The Federal Acquisition Regulatory Council published a proposed FAR overhaul rule on June 23, 2026, and several of the changes land directly on business technology decisions. The proposal touches Controlled Unclassified Information, cloud-service controls, subcontractor flow-downs, security prohibitions, and 72-hour reporting timelines.
For a small or midsize business that sells to the federal government, supports a prime contractor, or stores government-related information for a customer, this is not only a legal or contracting update. It is a practical test of whether the business knows where sensitive contract data lives and which vendors are involved.
The Business Decision Is Bigger Than the Contract Clause
The proposed rule would update FAR language around CUI handling and says that, when a contractor uses a cloud service provider to store, process, or transmit identified CUI, the provider must meet security requirements equivalent to the FedRAMP Moderate baseline. It also discusses NIST SP 800-171 Revision 3 and the use of NIST SP 800-172 enhanced controls when an agency identifies them for critical programs or high-value assets.
That creates a straightforward ownership question: who is actually responsible for proving that the systems in use match the contract requirement? In many businesses, the answer is split across the owner, contract manager, MSP, cloud provider, software vendor, and subcontractor. That split is where assumptions get expensive.
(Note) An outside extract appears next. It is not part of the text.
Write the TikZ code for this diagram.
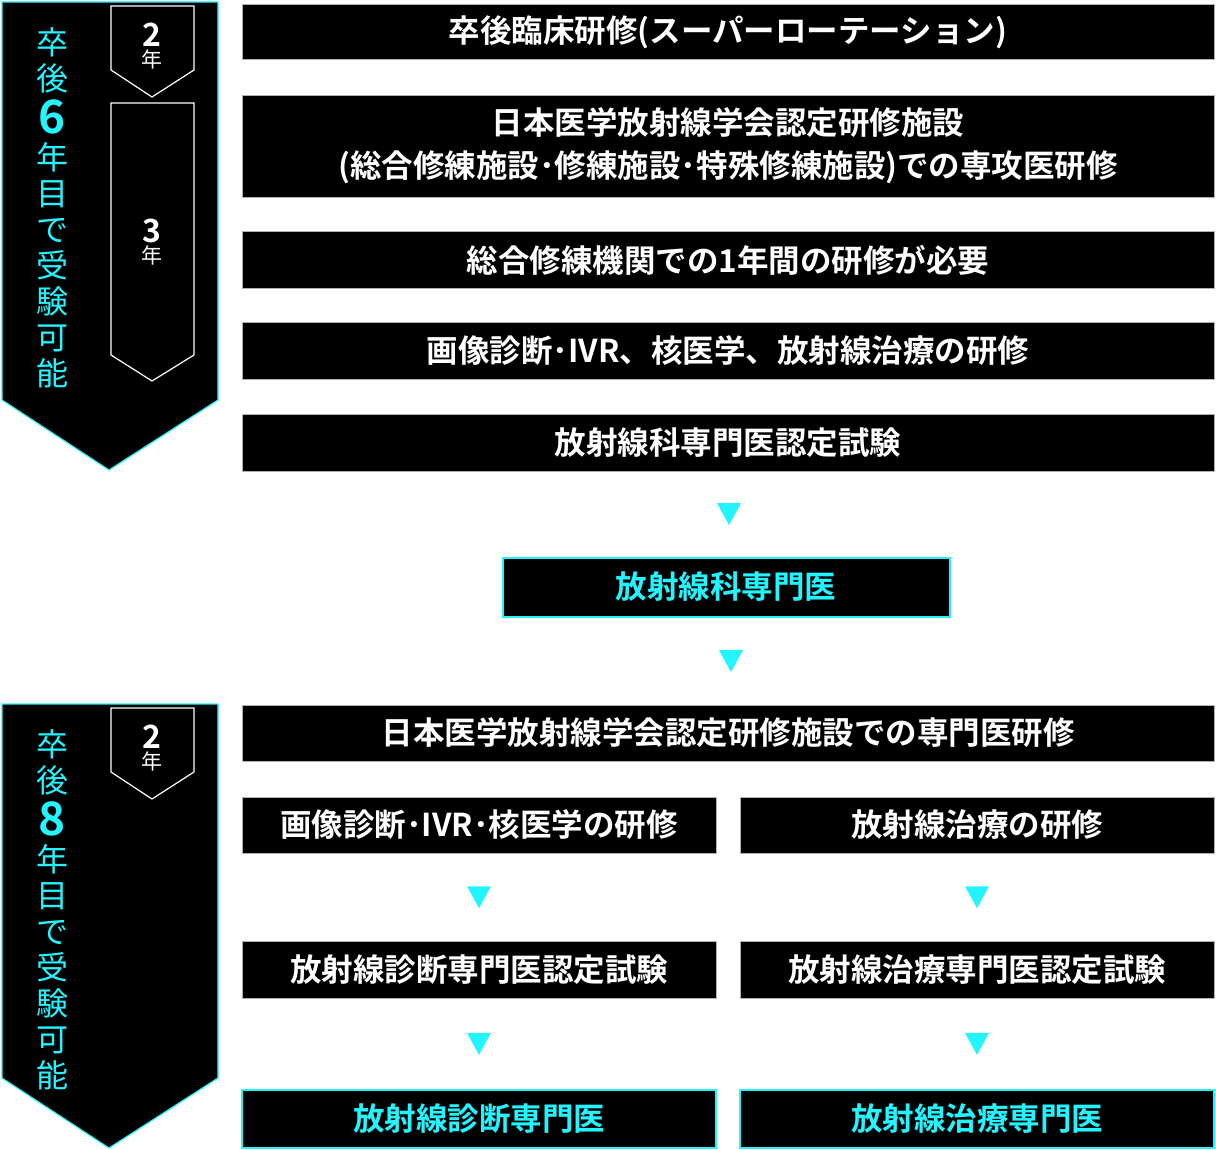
\documentclass[tikz,border=0pt]{standalone}
\usepackage{fontspec}
\setmainfont{Noto Sans CJK JP}[BoldFont={Noto Sans CJK JP Bold}]
\usetikzlibrary{calc}
\definecolor{cy}{HTML}{22F5FF}
\begin{document}
\begin{tikzpicture}[x=1pt,y=-1pt,
  bx/.style={fill=black,draw=gray!60,line width=0.5pt,text=white,font=\bfseries\fontsize{31.5}{43}\selectfont,inner sep=0pt,align=center},
  cbx/.style={fill=black,draw=cy,line width=2pt,text=cy,font=\bfseries\fontsize{31.5}{34}\selectfont,inner sep=0pt},
  vt/.style={text=cy,font=\fontsize{32}{36}\selectfont,align=center,inner sep=0pt},
  yr/.style={text=white,align=center,inner sep=0pt,font=\fontsize{21}{21}\selectfont}]
\useasboundingbox (0,0) rectangle (1216,1150);
\newcommand{\tr}[1]{\fill[cy] ($(#1)+(-12,-11)$) -- ($(#1)+(12,-11)$) -- ($(#1)+(0,11)$) -- cycle;}
% banners
\draw[cy,line width=1.2pt,fill=black] (2,2) -- (218,2) -- (218,400) -- (109,470) -- (2,400) -- cycle;
\draw[white,line width=1.2pt,fill=black] (111,6) -- (194,6) -- (194,70) -- (152,97) -- (111,70) -- cycle;
\draw[white,line width=1.2pt,fill=black] (111,103) -- (194,103) -- (194,355) -- (152,381) -- (111,355) -- cycle;
\node[yr] (y1) at (152,46) {\textbf{\fontsize{32}{30}\selectfont 2}\\年};
\node[yr] (y2) at (152,242) {\textbf{\fontsize{32}{30}\selectfont 3}\\年};
\node[vt] (v1) at (52,208) {卒\\後\\[6pt]{\bfseries\fontsize{46}{37}\selectfont 6}\\年\\目\\で\\受\\験\\可\\能};
\draw[cy,line width=1.2pt,fill=black] (2,704) -- (218,704) -- (218,1078) -- (109,1148) -- (2,1078) -- cycle;
\draw[white,line width=1.2pt,fill=black] (111,708) -- (194,708) -- (194,772) -- (152,799) -- (111,772) -- cycle;
\node[yr] (y3) at (152,748) {\textbf{\fontsize{32}{30}\selectfont 2}\\年};
\node[vt] (v2) at (52,910) {卒\\後\\[6pt]{\bfseries\fontsize{46}{37}\selectfont 8}\\年\\目\\で\\受\\験\\可\\能};
% boxes
\node[bx,minimum width=972,minimum height=55] (r1) at (728,32) {卒後臨床研修(スーパーローテーション)};
\node[bx,minimum width=972,minimum height=102] (r2) at (728,146) {日本医学放射線学会認定研修施設\\(総合修練施設･修練施設･特殊修練施設)での専攻医研修};
\node[bx,minimum width=972,minimum height=57] (r3) at (728,260) {総合修練機関での1年間の研修が必要};
\node[bx,minimum width=972,minimum height=57] (r4) at (728,351) {画像診断･IVR、核医学、放射線治療の研修};
\node[bx,minimum width=972,minimum height=57] (r5) at (728,443) {放射線科専門医認定試験};
\node[cbx,minimum width=447,minimum height=59] (c1) at (726,587) {放射線科専門医};
\node[bx,minimum width=972,minimum height=56] (r6) at (728,733) {日本医学放射線学会認定研修施設での専門医研修};
\node[bx,minimum width=474,minimum height=56] (l1) at (479,825) {画像診断･IVR･核医学の研修};
\node[bx,minimum width=474,minimum height=56] (m1) at (977,825) {放射線治療の研修};
\node[bx,minimum width=474,minimum height=57] (l2) at (479,970) {放射線診断専門医認定試験};
\node[bx,minimum width=474,minimum height=57] (m2) at (977,970) {放射線治療専門医認定試験};
\node[cbx,minimum width=474,minimum height=58] (l3) at (479,1119) {放射線診断専門医};
\node[cbx,minimum width=474,minimum height=58] (m3) at (977,1119) {放射線治療専門医};
% triangles
\coordinate (t1) at ($(r5.south)!0.5!(c1.north)+(2,0)$);
\coordinate (t2) at ($(c1.south)!0.5!(r6.north)+(4,0)$);
\coordinate (t3) at ($(l1.south)!0.5!(l2.north)$);
\coordinate (t4) at ($(m1.south)!0.5!(m2.north)$);
\coordinate (t5) at ($(l2.south)!0.5!(l3.north)$);
\coordinate (t6) at ($(m2.south)!0.5!(m3.north)$);
\foreach \t in {t1,t2,t3,t4,t5,t6} {\tr{\t}}
\end{tikzpicture}
\end{document}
A business may believe CUI is only in one shared folder, while employees also store related files in email, a project-management system, a file-sync tool, backups, or a vendor portal. A contract may require a control level that the business has not matched to its actual cloud services. A subcontractor may receive sensitive information without a clear flow-down or reporting process.
Questions To Put In Front Of The IT Provider
Owners do not need to become FAR specialists to ask better questions. They do need answers that are specific enough to support a contract decision.
- Where does CUI live? Ask for a current list of systems that store, process, transmit, back up, or archive contract-related sensitive information.
- Which cloud services are in scope? Confirm whether email, file sharing, backup, ticketing, remote support, line-of-business apps, and vendor portals are included.
- What evidence supports the cloud-control claim? Do not accept a broad statement that a platform is secure. Ask what service, plan, configuration, and responsibility model apply.
- How will subcontractors receive requirements? If sensitive contract information is shared downstream, ask how the requirement is documented and tracked.
- Who owns 72-hour reporting? The proposal discusses standardizing several reporting windows to 72 hours from discovery. Ask who decides when discovery occurred and who contacts the contracting officer.
- What happens when requirements conflict? The proposal includes a 72-hour notification concept when a contractor determines it cannot comply because of another law or regulation. Ask who reviews that situation before it becomes a missed obligation.
A Practical Next Step
The useful move is a short CUI and cloud-control review before the next federal bid, renewal, subcontract, or audit request. Start with the contract language, identify the systems that touch the data, compare those systems to the required controls, and document the gaps in plain English.
This review should not be a binder-building exercise. It should produce decisions: which systems remain approved, which vendors need written evidence, which workflows need to change, which subcontractors need clearer terms, and which risks need owner approval.
The proposed rule is still in the comment stage, with comments due July 23, 2026. That makes now a good time to prepare rather than wait for a rushed contract review later. Cloud and CUI controls are easier to fix when they are still on the desk, not when a deadline is already in the hallway.